Taking a blunt approach calculated on a monthly basis but based off quarterly numbers, and ignoring new additions each month (which would slightly but not significantly alter these calculations), then between 31 Dec 2022 and 31 Mar 2023, Spotify may have lost 12 million subscribers. In Q2, 12.4 million, in Q3 13 million, and in Q4 13.3 million. That’s a total of 50.7 million premium subscribers gone in just one year.
So in reality, quarter by quarter it needed to add 17 million, 22.4 million, 19 million and 23.3 million, to combat churn and grow its total premium subscriber numbers - a total of 81.7 million premium subscribers.
Of course some of those may be lapsed premium subscribers who are won back - though that still costs money - but it also represents a significant investment in marketing and conversion initiatives to bring in new ad supported users, convert ad supported users to premium, and to bring in entirely new premium subscribers.
Over 2023 Spotify also added 83 million freemium users. We don’t know the churn on freemium, but it’s almost certainly significantly higher than premium churn - so to add 83 million freemium users over the year, it’s going to need significantly more than 83 million freemium signups.

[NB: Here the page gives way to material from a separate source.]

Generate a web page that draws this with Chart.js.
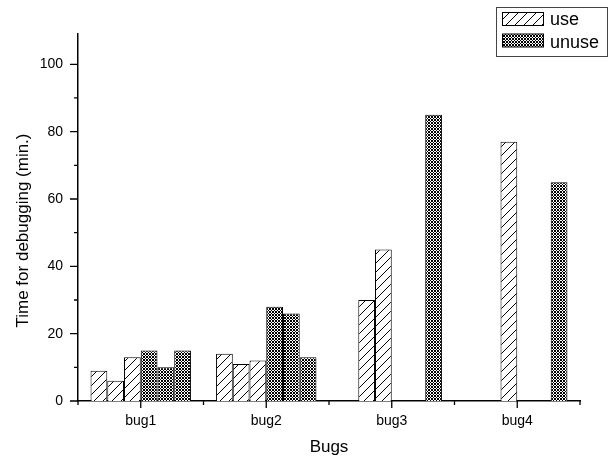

The economics of Supremium
Can we put a figure on those 81.7 million premium subscribers and the 83 million additional freemium users? Yes. In 2023, Spotify spent a combined €3258 million on sales and marketing activity, and R&D - nearly a quarter of its entire revenue for the year.
While sales and marketing is a fairly obvious lever for driving user numbers and conversions, R&D is also a key part of the mix. R&D spend delivers the new features that attract users to Spotify over other music streaming services, convert users from ad-supported to premium, and keep premium subscribers engaged and listening. If paying subscribers aren’t listening often, if they aren’t saving songs, if they aren’t creating playlists, then they may feel less reason to continue their subscription.
However, that’s around $19.78 per user - freemium and premium combined. In reality, the number will be slightly lower, because the number of freemium signups will have been higher (possibly much higher) than 83 million.
On the face of it, adding 164.7 million users - of whom 81.7 million are premium users paying $10.99 a month - for $19.78 per user seems a pretty decent return. That’s a couple of months premium revenue per user… Until you remember that Spotify doesn’t get to keep much of that revenue. In fact, with just 26% of the money coming in staying with Spotify, that means a premium subscriber is worth just $2.86 each month, or $34.32 a year.
In the world of subscription businesses, churn is one of the most critical metrics behind the financial model. If you know how many users you’re going to lose each month, you can work out how many you need to replace to hit your targets, but you can also calculate the lifetime value of each subscriber.
On a five year projection, Spotify’s lifetime value for a $10.99 premium subscriber is $89.72. Take a $15.99 premium subscriber, and assume 28% margin rather than 26% (which is not out of reach, following trends in recent quarterly filings) and reduce churn on that cohort just slightly - 1.8% churn rather than 2% - and suddenly lifetime value is $140.85 - an increase of 57%.
For the labels and publishers, the lifetime value of a Supremium user over five years could be $362.20, versus $255.35 for a premium user, an increase of 41.8%. If Spotify can launch a compelling Supremium offering, optimise margin, and even fractionally improve churn over time, it could deliver a long term route to profitability. And if it can convert 5% of its 239 million existing premium subscribers to Supremium then that could be worth hundreds of millions of dollars in additional revenue to the music industry each year. But that’s a lot of very big “ifs”.